Short problem: Exactly retype the lines from the top of the data through the line containing "const sun2Spikes = [];", leaving out every picture.

+---+

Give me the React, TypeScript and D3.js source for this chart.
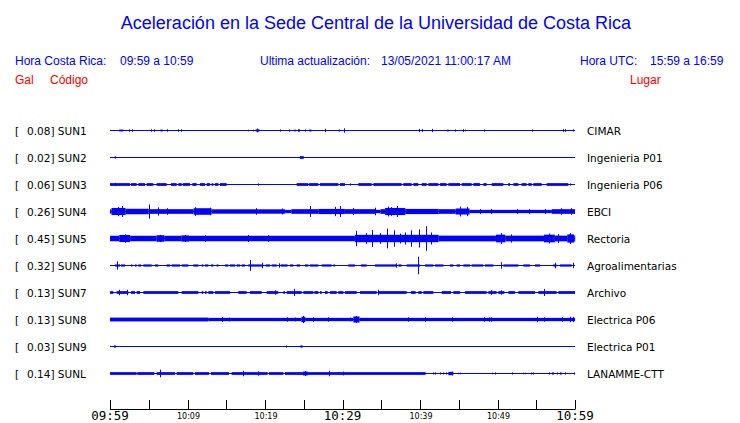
import React from "react";
import * as d3 from "d3";

const W = 740;
const H = 423;

const stations = ["SUN1", "SUN2", "SUN3", "SUN4", "SUN5", "SUN6", "SUN7", "SUN8", "SUN9", "SUNL"];
const maxGal = [0.08, 0.02, 0.06, 0.26, 0.45, 0.32, 0.13, 0.13, 0.03, 0.14];
const places = ["CIMAR", "Ingenieria P01", "Ingenieria P06", "EBCI", "Rectoria", "Agroalimentarias", "Archivo", "Electrica P06", "Electrica P01", "LANAMME-CTT"];

// time in minutes after 09:59, amplitude in Gal: [start, end, amp]
const sun1Bands = [[1.2, 1.7, 0.035], [6.5, 6.8, 0.035], [18.8, 19.3, 0.04], [23.7, 24.0, 0.03], [25.7, 26.0, 0.035], [29.5, 29.7, 0.035], [43.5, 43.7, 0.035]];
const sun1Spikes = [[2.5, 0.045], [2.8, 0.045], [3.7, 0.02], [5.3, 0.045], [5.7, 0.045], [7.3, 0.045], [8.8, 0.045], [9.2, 0.045], [17.8, 0.03], [18.5, 0.03], [19.0, 0.07], [21.9, 0.04], [23.1, 0.04], [24.2, 0.045], [24.4, 0.045], [25.1, 0.04], [27.7, 0.06], [30.2, 0.08], [39.9, 0.06], [40.3, 0.05], [41.6, 0.06], [44.5, 0.04], [45.6, 0.05], [45.8, 0.03], [48.3, 0.04], [49.5, 0.02], [54.4, 0.04], [58.5, 0.05], [58.7, 0.05], [59.7, 0.04]];

const sun2Bands = [[0.6, 0.8, 0.04], [24.5, 25.0, 0.05]];
const sun2Spikes = [];

const sun3Bands = [[0, 2.58, 0.05], [2.71, 3.44, 0.05], [3.66, 4.52, 0.05], [4.73, 5.59, 0.05], [6.02, 7.31, 0.05], [7.87, 8.6, 0.05], [8.82, 9.25, 0.05], [9.38, 10.32, 0.05], [10.62, 11.18, 0.05], [11.61, 12.26, 0.05], [12.47, 12.9, 0.05], [13.12, 13.33, 0.05], [13.55, 13.98, 0.05], [14.19, 15.05, 0.05], [24.09, 25.59, 0.05], [25.68, 26.88, 0.05], [27.1, 29.46, 0.05], [29.68, 30.32, 0.05], [32.04, 33.76, 0.05], [33.98, 37.63, 0.05], [37.85, 38.92, 0.05], [39.14, 39.78, 0.05], [40.22, 40.86, 0.05], [41.08, 42.37, 0.05], [42.58, 43.44, 0.05], [43.66, 45.16, 0.05], [45.38, 46.67, 0.05], [46.88, 47.74, 0.05], [48.17, 48.6, 0.05], [49.25, 50.75, 0.05], [51.4, 51.61, 0.05], [52.04, 52.69, 0.05], [53.12, 53.76, 0.05], [53.98, 54.41, 0.05], [54.62, 55.7, 0.05], [56.34, 59.14, 0.05]];
const sun3Spikes = [[0.65, 0.06], [19.14, 0.04], [30.97, 0.04], [59.35, 0.04]];

const sun4Bands = [[0, 0.2, 0.08], [0.2, 2.0, 0.13], [2.0, 5.0, 0.1], [5.0, 10.8, 0.085], [10.8, 13.1, 0.12], [13.1, 22.6, 0.08], [22.6, 23.4, 0.06], [23.4, 26.9, 0.085], [26.9, 30.3, 0.095], [30.3, 34.3, 0.085], [34.3, 34.9, 0.06], [34.9, 35.5, 0.085], [35.5, 38.1, 0.13], [38.1, 42.4, 0.095], [42.4, 44.6, 0.085], [44.6, 46.4, 0.11], [46.4, 57.0, 0.06], [57.0, 60, 0.085]];
const sun4Spikes = [[1.0, 0.17], [1.6, 0.2], [5.05, 0.26], [6.2, 0.15], [7.3, 0.12], [11.0, 0.16], [12.9, 0.14], [18.9, 0.12], [22.2, 0.11], [25.8, 0.2], [29.0, 0.17], [29.7, 0.2], [31.4, 0.13], [34.2, 0.14], [35.9, 0.18], [36.3, 0.16], [37.0, 0.2], [45.2, 0.18], [46.0, 0.17], [47.7, 0.09], [49.1, 0.09], [52.5, 0.09], [54.0, 0.09], [56.1, 0.09], [58.2, 0.12], [59.5, 0.12]];

const sun5Bands = [[0, 1.2, 0.1], [1.2, 2.6, 0.13], [2.6, 6.0, 0.1], [6.0, 7.0, 0.12], [7.0, 9.2, 0.1], [9.2, 10.2, 0.115], [10.2, 31.6, 0.1], [31.6, 42.4, 0.135], [42.4, 49.8, 0.105], [49.8, 51.0, 0.14], [51.0, 56.0, 0.105], [56.0, 57.4, 0.14], [57.4, 59.0, 0.105], [59.0, 59.9, 0.15], [59.9, 60, 0.105]];
const sun5Spikes = [[1.9, 0.15], [6.5, 0.13], [9.7, 0.13], [12.3, 0.12], [17.8, 0.13], [20.4, 0.12], [31.8, 0.28], [33.0, 0.2], [33.8, 0.31], [34.8, 0.2], [35.8, 0.36], [36.7, 0.3], [37.4, 0.18], [38.1, 0.22], [38.9, 0.3], [39.9, 0.33], [40.8, 0.45], [41.4, 0.22], [50.5, 0.2], [51.8, 0.15], [56.6, 0.18], [57.8, 0.17], [59.4, 0.2]];

const sun6Bands = [[0.65, 1.29, 0.04], [1.42, 1.94, 0.04], [2.71, 2.88, 0.04], [3.23, 3.44, 0.04], [3.66, 4.0, 0.04], [4.3, 5.38, 0.04], [5.81, 6.24, 0.04], [7.31, 7.74, 0.04], [7.96, 9.03, 0.04], [9.25, 10.11, 0.04], [10.75, 11.4, 0.04], [11.83, 12.04, 0.04], [12.26, 12.69, 0.04], [13.03, 13.33, 0.04], [13.76, 13.98, 0.04], [14.84, 15.27, 0.04], [15.48, 16.13, 0.04], [16.34, 16.77, 0.04], [16.99, 17.42, 0.04], [17.85, 19.78, 0.04], [20.09, 20.65, 0.04], [20.86, 21.51, 0.04], [22.02, 22.92, 0.04], [23.23, 23.66, 0.04], [24.09, 24.52, 0.04], [25.16, 25.59, 0.04], [25.81, 26.88, 0.04], [27.31, 28.6, 0.04], [28.82, 29.03, 0.04], [30.75, 31.61, 0.04], [32.39, 33.12, 0.04], [34.19, 36.99, 0.04], [37.2, 37.63, 0.04], [38.28, 40.0, 0.04], [40.65, 41.72, 0.04], [41.94, 43.01, 0.04], [43.87, 44.3, 0.04], [44.73, 45.16, 0.04], [45.59, 46.45, 0.04], [46.67, 48.17, 0.04], [48.39, 49.46, 0.04], [50.75, 52.69, 0.04], [53.33, 54.19, 0.04], [54.84, 55.48, 0.04], [57.2, 57.63, 0.04], [58.06, 59.57, 0.04]];
const sun6Spikes = [[0.95, 0.15], [18.1, 0.2], [19.6, 0.1], [21.8, 0.08], [36.9, 0.08], [39.7, 0.32], [50.4, 0.12], [57.4, 0.1], [59.8, 0.1]];

const sun7Bands = [[0, 0.43, 0.05], [0.86, 2.37, 0.05], [2.71, 3.23, 0.05], [3.44, 3.87, 0.05], [4.3, 8.82, 0.05], [9.25, 11.4, 0.05], [11.83, 12.04, 0.05], [12.26, 12.47, 0.05], [12.69, 13.33, 0.05], [13.55, 15.48, 0.05], [16.56, 17.63, 0.05], [18.06, 19.57, 0.05], [20.22, 21.72, 0.05], [22.37, 22.58, 0.05], [22.8, 24.73, 0.05], [24.95, 26.24, 0.05], [26.37, 26.88, 0.05], [27.1, 27.31, 0.05], [27.74, 28.09, 0.05], [28.39, 29.25, 0.05], [29.46, 30.11, 0.05], [30.32, 31.83, 0.05], [32.26, 34.41, 0.05], [34.62, 38.28, 0.05], [38.84, 39.44, 0.05], [39.78, 40.22, 0.05], [40.43, 41.72, 0.05], [42.8, 44.0, 0.05], [44.3, 45.16, 0.05], [45.81, 48.6, 0.05], [48.82, 49.89, 0.05], [50.11, 50.88, 0.05], [51.4, 52.26, 0.05], [52.69, 54.84, 0.05], [55.27, 57.63, 0.05], [57.85, 60, 0.05]];
const sun7Spikes = [[1.2, 0.1], [2.2, 0.1], [21.3, 0.08], [23.7, 0.13], [34.6, 0.1], [49.2, 0.09], [50.5, 0.08], [56.0, 0.13]];

const sun8Bands = [[0, 12.7, 0.07], [12.7, 24.7, 0.06], [24.7, 25.2, 0.1], [25.2, 31.4, 0.06], [31.4, 32.2, 0.11], [32.2, 60, 0.06]];
const sun8Spikes = [[14.5, 0.09], [15.4, 0.07], [22.8, 0.08], [23.9, 0.07], [24.9, 0.13], [26.2, 0.08], [28.1, 0.08], [31.0, 0.07], [31.7, 0.13], [38.5, 0.08], [40.6, 0.08], [44.1, 0.08], [48.2, 0.08], [48.9, 0.08], [49.2, 0.08], [55.1, 0.1], [56.0, 0.08], [58.3, 0.08], [59.4, 0.1], [59.8, 0.1]];

const sun9Bands = [[0.5, 0.77, 0.04], [24.5, 24.9, 0.03]];
const sun9Spikes = [[22.75, 0.04], [24.7, 0.04]];

const sunLBands = [[0, 3.44, 0.05], [3.53, 5.72, 0.05], [6.02, 8.39, 0.05], [8.6, 10.75, 0.05], [10.97, 12.77, 0.05], [13.03, 15.35, 0.05], [15.7, 20.34, 0.05], [20.52, 22.37, 0.05], [22.58, 40.73, 0.05], [24.9, 25.5, 0.07], [43.66, 44.3, 0.06], [58.06, 58.28, 0.04]];
const sunLSpikes = [[6.45, 0.14], [17.2, 0.1], [19.1, 0.08], [25.2, 0.09], [28.2, 0.1], [30.1, 0.07], [41.72, 0.04], [41.94, 0.04], [42.58, 0.04], [43.01, 0.04], [43.31, 0.04], [44.1, 0.07], [44.86, 0.03], [45.16, 0.03], [49.25, 0.03], [49.68, 0.04], [51.91, 0.04], [53.33, 0.03], [53.55, 0.03], [54.32, 0.04], [54.54, 0.04], [56.65, 0.04], [56.99, 0.04], [57.2, 0.04], [57.63, 0.04], [58.71, 0.04], [59.87, 0.04]];

const bandsList = [sun1Bands, sun2Bands, sun3Bands, sun4Bands, sun5Bands, sun6Bands, sun7Bands, sun8Bands, sun9Bands, sunLBands];
const spikesList = [sun1Spikes, sun2Spikes, sun3Spikes, sun4Spikes, sun5Spikes, sun6Spikes, sun7Spikes, sun8Spikes, sun9Spikes, sunLSpikes];

const tickMinutes = [0, 5, 10, 15, 20, 25, 30, 35, 40, 45, 50, 55, 60];
const bigLabels = [[0, "09:59"], [30, "10:29"], [60, "10:59"]];
const smallLabels = [[10, "10:09"], [20, "10:19"], [40, "10:39"], [50, "10:49"]];

const BLUE = "#0000ff";
const RED = "#ff0000";

export default function App() {
  const x = d3.scaleLinear().domain([0, 60]).range([110, 575]);
  const row = d3.scalePoint().domain(stations).range([130.5, 373.5]);
  const amp = d3.scaleLinear().domain([0, 0.45]).range([0, 12.3]);
  const header = { fontFamily: "'Liberation Sans', Arial, sans-serif" };
  const label = { fontFamily: "'DejaVu Sans', sans-serif", fontSize: 10.5, fill: "#000" };

  return (
    <svg width={W} height={H} style={{ position: "absolute", left: 0, top: 0, background: "#fff" }}>
      <rect width={W} height={H} fill="#fff" />
      <text x={376} y={29} textAnchor="middle" fill={BLUE} fontSize={18} style={header}>
        Aceleración en la Sede Central de la Universidad de Costa Rica
      </text>
      <g fill={BLUE} fontSize={12} style={header}>
        <text x={15} y={65}>Hora Costa Rica:</text>
        <text x={120} y={65}>09:59 a 10:59</text>
        <text x={260} y={65}>Ultima actualización:</text>
        <text x={381} y={65}>13/05/2021 11:00:17 AM</text>
        <text x={580} y={65}>Hora UTC:</text>
        <text x={650} y={65}>15:59 a 16:59</text>
      </g>
      <g fill={RED} fontSize={12} style={header}>
        <text x={15} y={84}>Gal</text>
        <text x={50} y={84}>Código</text>
        <text x={630} y={84}>Lugar</text>
      </g>

      {stations.map((s, i) => {
        const cy = row(s) as number;
        return (
          <g key={s}>
            <text x={15} y={cy + 4} style={label}>[</text>
            <text x={27} y={cy + 4} style={label}>{maxGal[i].toFixed(2) + "] " + s}</text>
            <text x={587} y={cy + 4} style={label}>{places[i]}</text>
            <line x1={x(0)} x2={x(60)} y1={cy} y2={cy} stroke={BLUE} strokeWidth={1} />
            {bandsList[i].map((b, j) => {
              const x0 = x(b[0]);
              const w = Math.max(1, x(b[1]) - x0);
              const h = amp(b[2]);
              return <rect key={"b" + j} x={x0} y={cy - h} width={w} height={2 * h} fill={BLUE} />;
            })}
            {spikesList[i].map((p, j) => {
              const px = Math.round(x(p[0])) + 0.5;
              const h = amp(p[1]);
              return <line key={"s" + j} x1={px} x2={px} y1={cy - h} y2={cy + h} stroke={BLUE} strokeWidth={1} />;
            })}
          </g>
        );
      })}

      <g>
        <line x1={x(0)} x2={x(60)} y1={409.5} y2={409.5} stroke="#000" strokeWidth={1} />
        {tickMinutes.map((m) => {
          const px = Math.round(x(m)) + 0.5;
          return <line key={m} x1={px} x2={px} y1={400} y2={409.5} stroke="#000" strokeWidth={1} />;
        })}
        {bigLabels.map(([m, t]) => (
          <text key={t as string} x={x(m as number)} y={420} textAnchor="middle" fontSize={12.5} fill="#000" style={{ fontFamily: "'DejaVu Sans Mono', monospace" }}>{t}</text>
        ))}
        {smallLabels.map(([m, t]) => (
          <text key={t as string} x={x(m as number) + 1} y={419} textAnchor="middle" fontSize={8} fill="#000" style={{ fontFamily: "'DejaVu Sans', sans-serif" }}>{t}</text>
        ))}
      </g>
    </svg>
  );
}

+---+

Final answer:
Give me the React, TypeScript and D3.js source for this chart.
import React from "react";
import * as d3 from "d3";

const W = 740;
const H = 423;

const stations = ["SUN1", "SUN2", "SUN3", "SUN4", "SUN5", "SUN6", "SUN7", "SUN8", "SUN9", "SUNL"];
const maxGal = [0.08, 0.02, 0.06, 0.26, 0.45, 0.32, 0.13, 0.13, 0.03, 0.14];
const places = ["CIMAR", "Ingenieria P01", "Ingenieria P06", "EBCI", "Rectoria", "Agroalimentarias", "Archivo", "Electrica P06", "Electrica P01", "LANAMME-CTT"];

// time in minutes after 09:59, amplitude in Gal: [start, end, amp]
const sun1Bands = [[1.2, 1.7, 0.035], [6.5, 6.8, 0.035], [18.8, 19.3, 0.04], [23.7, 24.0, 0.03], [25.7, 26.0, 0.035], [29.5, 29.7, 0.035], [43.5, 43.7, 0.035]];
const sun1Spikes = [[2.5, 0.045], [2.8, 0.045], [3.7, 0.02], [5.3, 0.045], [5.7, 0.045], [7.3, 0.045], [8.8, 0.045], [9.2, 0.045], [17.8, 0.03], [18.5, 0.03], [19.0, 0.07], [21.9, 0.04], [23.1, 0.04], [24.2, 0.045], [24.4, 0.045], [25.1, 0.04], [27.7, 0.06], [30.2, 0.08], [39.9, 0.06], [40.3, 0.05], [41.6, 0.06], [44.5, 0.04], [45.6, 0.05], [45.8, 0.03], [48.3, 0.04], [49.5, 0.02], [54.4, 0.04], [58.5, 0.05], [58.7, 0.05], [59.7, 0.04]];

const sun2Bands = [[0.6, 0.8, 0.04], [24.5, 25.0, 0.05]];
const sun2Spikes = [];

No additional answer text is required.